## START

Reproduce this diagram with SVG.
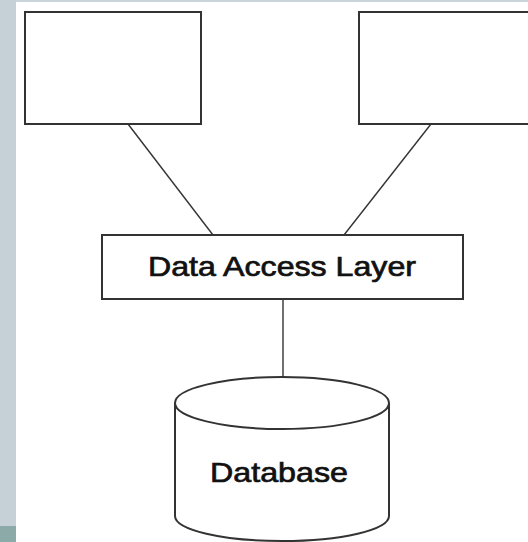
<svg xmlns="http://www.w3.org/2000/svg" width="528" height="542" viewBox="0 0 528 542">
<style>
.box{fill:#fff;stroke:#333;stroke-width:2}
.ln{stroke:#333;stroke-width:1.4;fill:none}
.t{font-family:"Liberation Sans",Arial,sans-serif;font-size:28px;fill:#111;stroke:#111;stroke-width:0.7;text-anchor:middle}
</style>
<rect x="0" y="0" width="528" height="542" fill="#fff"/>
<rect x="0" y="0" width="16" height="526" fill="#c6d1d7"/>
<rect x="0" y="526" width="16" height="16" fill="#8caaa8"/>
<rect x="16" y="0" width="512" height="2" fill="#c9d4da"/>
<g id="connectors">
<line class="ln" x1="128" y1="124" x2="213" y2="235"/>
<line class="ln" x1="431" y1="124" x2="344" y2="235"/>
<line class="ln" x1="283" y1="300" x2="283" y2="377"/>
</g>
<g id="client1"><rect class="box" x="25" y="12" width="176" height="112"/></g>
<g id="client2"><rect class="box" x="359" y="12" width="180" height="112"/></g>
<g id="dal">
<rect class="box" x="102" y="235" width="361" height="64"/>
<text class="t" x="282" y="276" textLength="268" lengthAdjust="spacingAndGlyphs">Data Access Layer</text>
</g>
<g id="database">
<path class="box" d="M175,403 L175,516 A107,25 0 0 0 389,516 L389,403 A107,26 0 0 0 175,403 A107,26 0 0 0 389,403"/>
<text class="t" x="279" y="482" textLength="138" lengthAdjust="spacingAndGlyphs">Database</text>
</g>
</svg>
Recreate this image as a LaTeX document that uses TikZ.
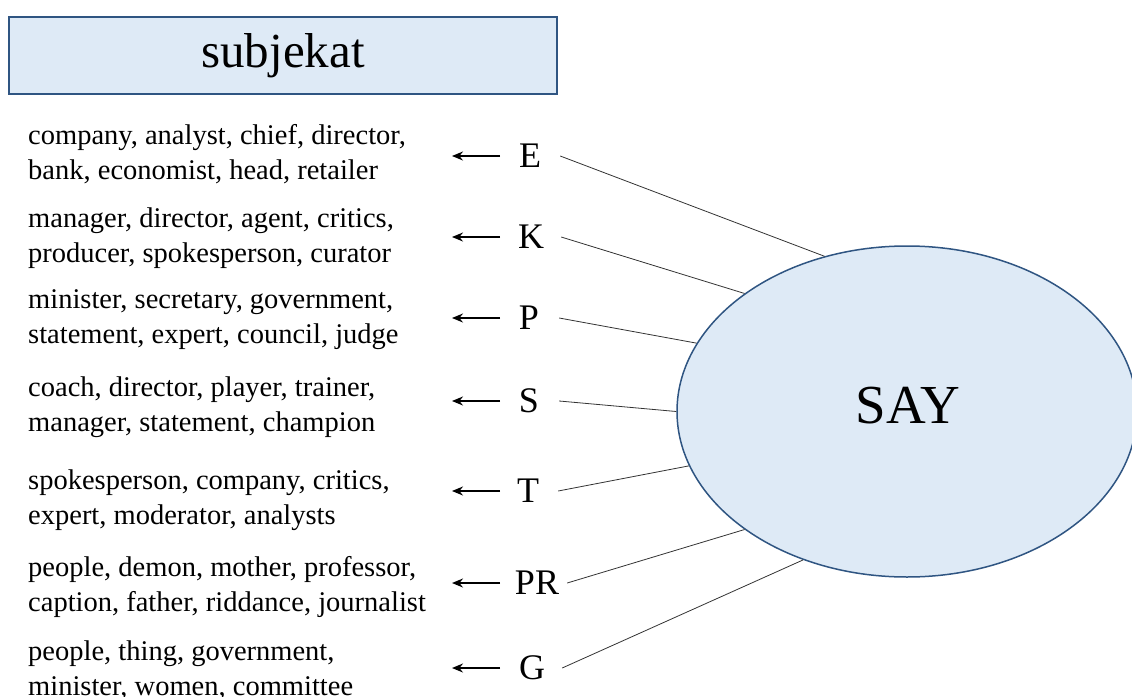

## END

Objective → Repeat each line of the records above exactly, but do not copy the pictures.

Completed task →
Reproduce this diagram with SVG.
<svg xmlns="http://www.w3.org/2000/svg" width="528" height="542" viewBox="0 0 528 542">
<style>
.box{fill:#fff;stroke:#333;stroke-width:2}
.ln{stroke:#333;stroke-width:1.4;fill:none}
.t{font-family:"Liberation Sans",Arial,sans-serif;font-size:28px;fill:#111;stroke:#111;stroke-width:0.7;text-anchor:middle}
</style>
<rect x="0" y="0" width="528" height="542" fill="#fff"/>
<rect x="0" y="0" width="16" height="526" fill="#c6d1d7"/>
<rect x="0" y="526" width="16" height="16" fill="#8caaa8"/>
<rect x="16" y="0" width="512" height="2" fill="#c9d4da"/>
<g id="connectors">
<line class="ln" x1="128" y1="124" x2="213" y2="235"/>
<line class="ln" x1="431" y1="124" x2="344" y2="235"/>
<line class="ln" x1="283" y1="300" x2="283" y2="377"/>
</g>
<g id="client1"><rect class="box" x="25" y="12" width="176" height="112"/></g>
<g id="client2"><rect class="box" x="359" y="12" width="180" height="112"/></g>
<g id="dal">
<rect class="box" x="102" y="235" width="361" height="64"/>
<text class="t" x="282" y="276" textLength="268" lengthAdjust="spacingAndGlyphs">Data Access Layer</text>
</g>
<g id="database">
<path class="box" d="M175,403 L175,516 A107,25 0 0 0 389,516 L389,403 A107,26 0 0 0 175,403 A107,26 0 0 0 389,403"/>
<text class="t" x="279" y="482" textLength="138" lengthAdjust="spacingAndGlyphs">Database</text>
</g>
</svg>
Recreate this image as a LaTeX document that uses TikZ.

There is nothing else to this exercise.